DATA SHOWN >>

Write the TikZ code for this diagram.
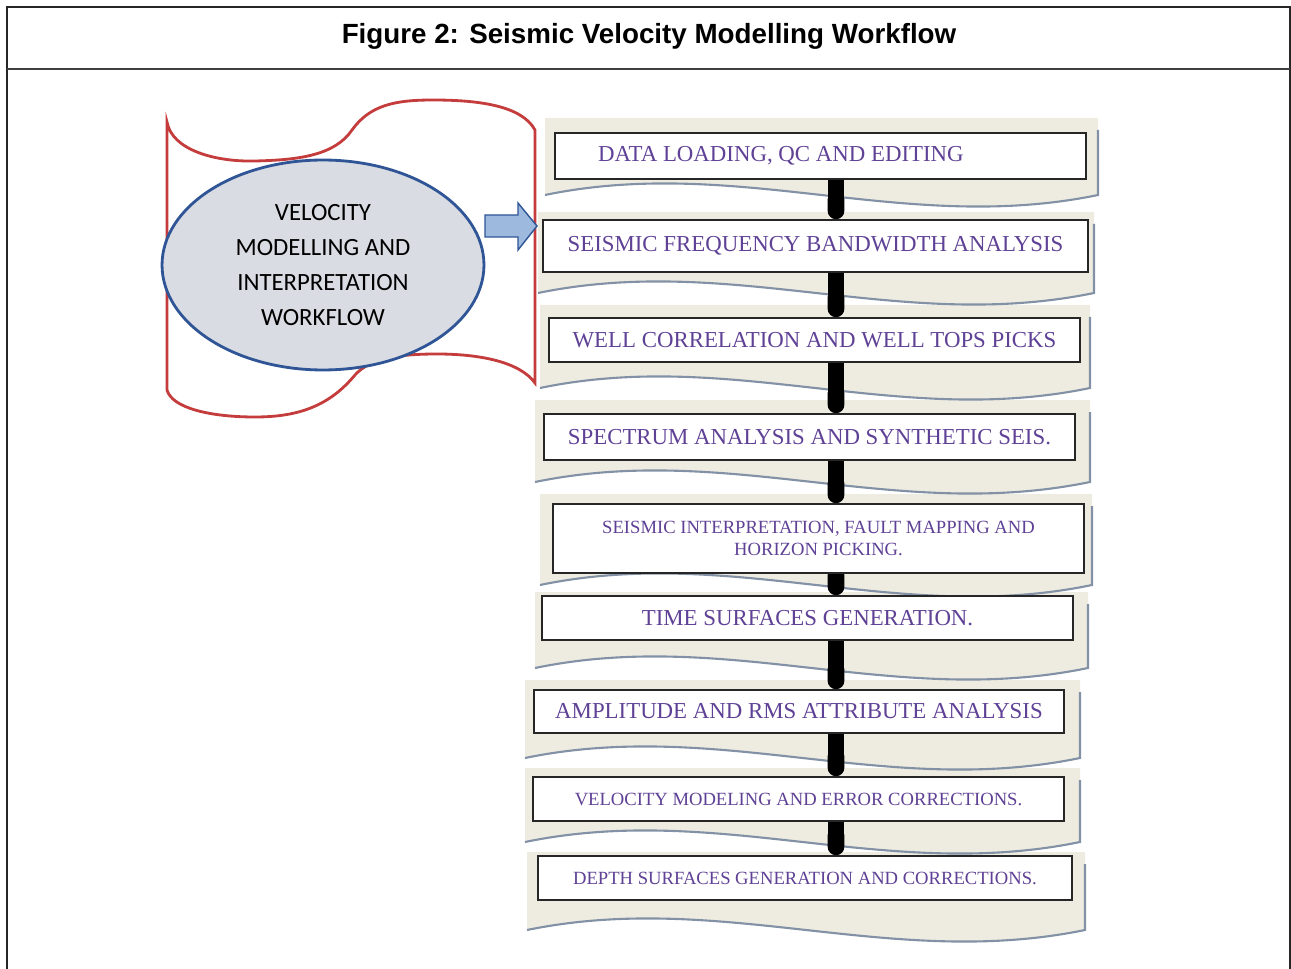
\documentclass[tikz,border=0pt]{standalone}
\usepackage{fontspec}
\setmainfont{Liberation Serif}
\newfontfamily\headfont{Liberation Sans}
\newfontfamily\bubblefont{Carlito}
\usepackage{tikz}
\usetikzlibrary{arrows.meta,positioning,shapes.geometric}
\definecolor{docbeige}{RGB}{238,236,225}
\definecolor{docedge}{RGB}{130,145,165}
\definecolor{taperred}{RGB}{196,60,60}
\definecolor{bubbleblue}{RGB}{47,85,151}
\definecolor{bubblefill}{RGB}{217,220,226}
\definecolor{arrowblue}{RGB}{157,185,222}
\definecolor{steppurple}{RGB}{95,65,150}

\begin{document}
\begin{tikzpicture}[
x=0.02cm, y=-0.02cm,
stepbox/.style={draw=black!85, line width=0.9pt, fill=white, minimum width=10.62cm, minimum height=0.88cm, inner sep=0pt, text=steppurple, font=\fontsize{13}{15}\selectfont, align=center},
smallstep/.style={stepbox, font=\fontsize{10.6}{12}\selectfont},
flow/.style={line width=9.5pt, -{Round Cap[]}, black}
]
    \useasboundingbox (0,0) rectangle (1291,969);

    % Draw frame and title
    \draw[line width=1.2pt, black!85] (7,969) -- (7,7) -- (1290,7) -- (1290,969);
    \draw[line width=1.2pt, black!75] (7,69) -- (1290,69);
    \node (title) at (649,36) {\headfont\bfseries\fontsize{15.8}{18}\selectfont Figure 2: Seismic Velocity Modelling Workflow};

    % Draw tape and bubble
    \draw[taperred, line width=1.6pt, fill=white]
        (167,122) .. controls (172,150) and (215,162) .. (255,161)
        .. controls (300,160) and (335,155) .. (352,130)
        .. controls (370,105) and (395,100) .. (433,100)
        .. controls (480,100) and (522,106) .. (535,130)
        -- (535,383)
        .. controls (520,362) and (480,354) .. (437,354)
        .. controls (400,354) and (370,358) .. (355,375)
        .. controls (330,405) and (300,417) .. (255,417)
        .. controls (210,417) and (172,408) .. (167,390) -- cycle;

    \node[ellipse, draw=bubbleblue, line width=1.6pt, fill=bubblefill, minimum width=6.44cm, minimum height=4.2cm, align=center,
          font=\bubblefont\fontsize{14.1}{19.9}\selectfont] (bubble) at (323,265)
          {VELOCITY\\MODELLING AND\\INTERPRETATION\\WORKFLOW};

    \draw[bubbleblue, line width=0.8pt, fill=arrowblue]
        (485,215) -- (518,215) -- (518,203) -- (537,226) -- (518,250) -- (518,237) -- (485,237) -- cycle;

    % Draw document backgrounds
    \foreach \xa/\xb/\yt/\yb in {545/1098/118/195, 538/1094/212/293, 540/1090/305/388, 535/1090/400/482, 540/1092/494/585, 535/1088/592/668, 525/1080/680/758, 525/1080/768/842, 527/1085/852/930}
        \fill[docbeige] (\xa,\yt) -- (\xb,\yt) -- (\xb,\yb)
            .. controls ({\xb-0.35*(\xb-\xa)},\yb+40) and ({\xa+0.35*(\xb-\xa)},\yb-40) .. (\xa,\yb) -- cycle;
    \foreach \xa/\xb/\yt/\yb in {545/1098/118/195, 538/1094/212/293, 540/1090/305/388, 535/1090/400/482, 540/1092/494/585, 535/1088/592/668, 525/1080/680/758, 525/1080/768/842, 527/1085/852/930}
        \draw[docedge, line width=1.2pt] (\xb,\yt+12) -- (\xb,\yb)
            .. controls ({\xb-0.35*(\xb-\xa)},\yb+40) and ({\xa+0.35*(\xb-\xa)},\yb-40) .. (\xa,\yb);

    % Steps
    \node[stepbox, minimum height=0.92cm] (s1) at (820.5,156) {DATA LOADING, QC AND EDITING\hspace*{45pt}};
    \node[stepbox, minimum width=10.9cm, minimum height=1.04cm] (s2) at (815.5,246) {SEISMIC FREQUENCY BANDWIDTH ANALYSIS};
    \node[stepbox] (s3) at (814.5,340) {WELL CORRELATION AND WELL TOPS PICKS};
    \node[stepbox, minimum height=0.92cm] (s4) at (809.5,437) {SPECTRUM ANALYSIS AND SYNTHETIC SEIS.};
    \node[smallstep, minimum height=1.38cm] (s5) at (818.5,538.5) {SEISMIC INTERPRETATION, FAULT MAPPING AND\\HORIZON PICKING.};
    \node[stepbox] (s6) at (807.5,618) {TIME SURFACES GENERATION.};
    \node[stepbox, minimum width=10.6cm, minimum height=0.86cm] (s7) at (799,711.5) {AMPLITUDE AND RMS ATTRIBUTE ANALYSIS};
    \node[smallstep] (s8) at (798.5,799) {VELOCITY MODELING AND ERROR CORRECTIONS.};
    \node[smallstep, minimum width=10.68cm] (s9) at (805,878) {DEPTH SURFACES GENERATION AND CORRECTIONS.};

    % Arrows between steps
    \coordinate (axis) at (836,0);
    \foreach \a/\b in {s1/s2, s2/s3, s3/s4, s4/s5, s5/s6, s6/s7, s7/s8, s8/s9}
        \draw[flow] (\a.south -| axis) -- (\b.north -| axis);

\end{tikzpicture}
\end{document}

PROBLEM TO SOLVE >> Pictures excluded, repeat exactly the lines from the top of the material through the line with "(0,0) rectangle (1291,969);", including both of those lines.

THE RESULT >>
Write the TikZ code for this diagram.
\documentclass[tikz,border=0pt]{standalone}
\usepackage{fontspec}
\setmainfont{Liberation Serif}
\newfontfamily\headfont{Liberation Sans}
\newfontfamily\bubblefont{Carlito}
\usepackage{tikz}
\usetikzlibrary{arrows.meta,positioning,shapes.geometric}
\definecolor{docbeige}{RGB}{238,236,225}
\definecolor{docedge}{RGB}{130,145,165}
\definecolor{taperred}{RGB}{196,60,60}
\definecolor{bubbleblue}{RGB}{47,85,151}
\definecolor{bubblefill}{RGB}{217,220,226}
\definecolor{arrowblue}{RGB}{157,185,222}
\definecolor{steppurple}{RGB}{95,65,150}

\begin{document}
\begin{tikzpicture}[
x=0.02cm, y=-0.02cm,
stepbox/.style={draw=black!85, line width=0.9pt, fill=white, minimum width=10.62cm, minimum height=0.88cm, inner sep=0pt, text=steppurple, font=\fontsize{13}{15}\selectfont, align=center},
smallstep/.style={stepbox, font=\fontsize{10.6}{12}\selectfont},
flow/.style={line width=9.5pt, -{Round Cap[]}, black}
]
    \useasboundingbox (0,0) rectangle (1291,969);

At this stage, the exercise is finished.